# New Cigars from Cancun Airport



## dennissaysthis (Aug 28, 2013)

Purchased a pack of 3 from Cancun Airport for $36. What you think of these. Legit or not? I would imagine these are not faked very much and in the airport duty free should be legit.


----------



## dennissaysthis (Aug 28, 2013)




----------



## Scott W. (Jul 10, 2008)

Any pictures of the actual cigars? Did you introduce yourself to the board? Might be a nice thing to do.
Welcome to puff!


----------



## dennissaysthis (Aug 28, 2013)




----------



## bpegler (Mar 30, 2006)

Welcome to Puff, Dennis!

I think it probably raises some eyebrows when your first posts here are asking for help authenticating Cuban cigars. Might have been better getting to know folks and participating in the forums.

I believe the rules say something about discussion of Cuban cigars...
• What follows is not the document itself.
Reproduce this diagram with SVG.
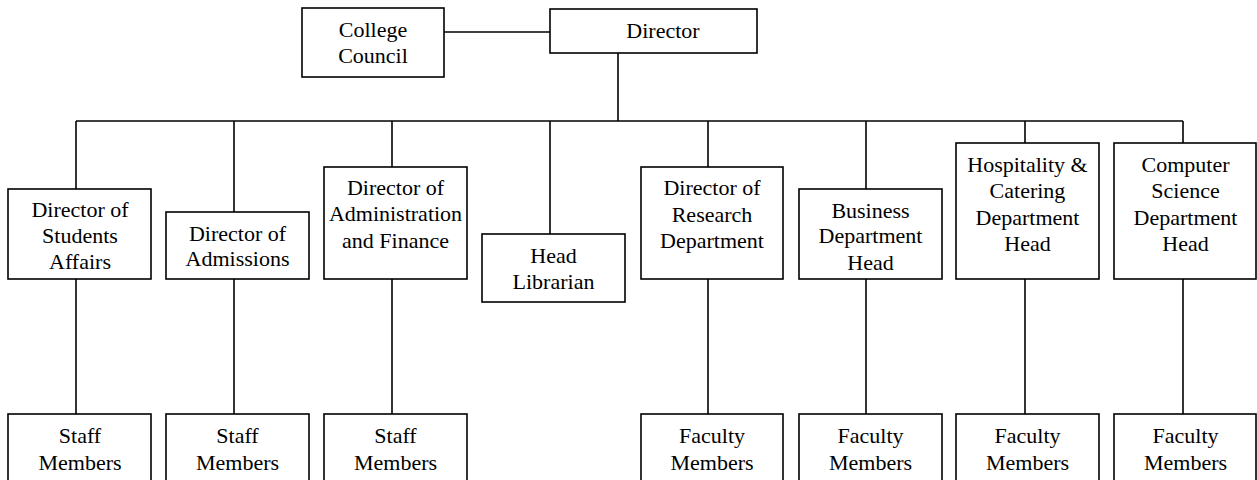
<svg xmlns="http://www.w3.org/2000/svg" width="1257" height="480" viewBox="0 0 1257 480">
<style>
.box{fill:#fff;stroke:#000;stroke-width:1.6}
.ln{stroke:#000;stroke-width:1.6;fill:none}
text{font-family:"Liberation Serif","Times New Roman",serif;font-size:22px;fill:#000;text-anchor:middle}
</style>
<rect width="1257" height="480" fill="#fff"/>
<g id="connectors">
<line class="ln" x1="437" y1="32" x2="550" y2="32"/>
<line class="ln" x1="618" y1="53" x2="618" y2="121"/>
<line class="ln" x1="76" y1="121" x2="1183" y2="121"/>
<line class="ln" x1="76" y1="121" x2="76" y2="189"/>
<line class="ln" x1="234" y1="121" x2="234" y2="212"/>
<line class="ln" x1="392" y1="121" x2="392" y2="167"/>
<line class="ln" x1="550" y1="121" x2="550" y2="234"/>
<line class="ln" x1="708" y1="121" x2="708" y2="167"/>
<line class="ln" x1="866" y1="121" x2="866" y2="189"/>
<line class="ln" x1="1025" y1="121" x2="1025" y2="143"/>
<line class="ln" x1="1183" y1="121" x2="1183" y2="143"/>
<line class="ln" x1="76" y1="279" x2="76" y2="414"/>
<line class="ln" x1="234" y1="279" x2="234" y2="414"/>
<line class="ln" x1="392" y1="279" x2="392" y2="414"/>
<line class="ln" x1="708" y1="279" x2="708" y2="414"/>
<line class="ln" x1="866" y1="279" x2="866" y2="414"/>
<line class="ln" x1="1025" y1="279" x2="1025" y2="414"/>
<line class="ln" x1="1183" y1="279" x2="1183" y2="414"/>
</g>
<g id="college-council"><rect class="box" x="302" y="8" width="142" height="69"/><text x="373" y="37">College</text><text x="373" y="63">Council</text></g>
<g id="director"><rect class="box" x="550" y="9" width="207" height="44"/><text x="663" y="38">Director</text></g>
<g id="dir-students"><rect class="box" x="8" y="189" width="143" height="90"/><text x="80" y="217">Director of</text><text x="80" y="243">Students</text><text x="80" y="269">Affairs</text></g>
<g id="dir-admissions"><rect class="box" x="166" y="212" width="143" height="67"/><text x="237.5" y="241">Director of</text><text x="237.5" y="266">Admissions</text></g>
<g id="dir-admin"><rect class="box" x="324" y="167" width="143" height="112"/><text x="395.5" y="195">Director of</text><text x="395.5" y="221">Administration</text><text x="395.5" y="248">and Finance</text></g>
<g id="head-librarian"><rect class="box" x="482" y="234" width="143" height="68"/><text x="553.5" y="263">Head</text><text x="553.5" y="289">Librarian</text></g>
<g id="dir-research"><rect class="box" x="641" y="167" width="142" height="112"/><text x="712" y="195">Director of</text><text x="712" y="222">Research</text><text x="712" y="248">Department</text></g>
<g id="business-head"><rect class="box" x="799" y="189" width="143" height="90"/><text x="870.5" y="218">Business</text><text x="870.5" y="243">Department</text><text x="870.5" y="270">Head</text></g>
<g id="hospitality-head"><rect class="box" x="956" y="143" width="143" height="136"/><text x="1027.5" y="172">Hospitality &amp;</text><text x="1027.5" y="198">Catering</text><text x="1027.5" y="225">Department</text><text x="1027.5" y="251">Head</text></g>
<g id="cs-head"><rect class="box" x="1114" y="143" width="142" height="136"/><text x="1185.5" y="172">Computer</text><text x="1185.5" y="198">Science</text><text x="1185.5" y="225">Department</text><text x="1185.5" y="251">Head</text></g>
<g id="staff-1"><rect class="box" x="8" y="414" width="143" height="80"/><text x="80" y="443">Staff</text><text x="80" y="470">Members</text></g>
<g id="staff-2"><rect class="box" x="166" y="414" width="143" height="80"/><text x="237.5" y="443">Staff</text><text x="237.5" y="470">Members</text></g>
<g id="staff-3"><rect class="box" x="324" y="414" width="143" height="80"/><text x="395.5" y="443">Staff</text><text x="395.5" y="470">Members</text></g>
<g id="faculty-1"><rect class="box" x="641" y="414" width="142" height="80"/><text x="712" y="443">Faculty</text><text x="712" y="470">Members</text></g>
<g id="faculty-2"><rect class="box" x="799" y="414" width="143" height="80"/><text x="870.5" y="443">Faculty</text><text x="870.5" y="470">Members</text></g>
<g id="faculty-3"><rect class="box" x="956" y="414" width="143" height="80"/><text x="1027.5" y="443">Faculty</text><text x="1027.5" y="470">Members</text></g>
<g id="faculty-4"><rect class="box" x="1114" y="414" width="142" height="80"/><text x="1185.5" y="443">Faculty</text><text x="1185.5" y="470">Members</text></g>
</svg>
All that being said, it is impossible to authenticate a cigar from a picture. It is possible to identify a fake. Nothing screams "fake" in your picture. In general, most Cuban Cigars sold in Cancun are fakes, probably 90%+. However, you might have gotten lucky with your tubos.


----------



## Herf N Turf (Dec 31, 2008)

bpegler said:


> Welcome to Puff, Dennis!
> 
> I think it probably raises some eyebrows when your first posts here are asking for help authenticating Cuban cigars. Might have been better getting to know folks and participating in the forums.
> 
> ...


Indeed, this crossed the line the minute he asked for authentication. This would otherwise be moved to Habanos Discussion, but since the OP hasn't access...

CLOSED


----------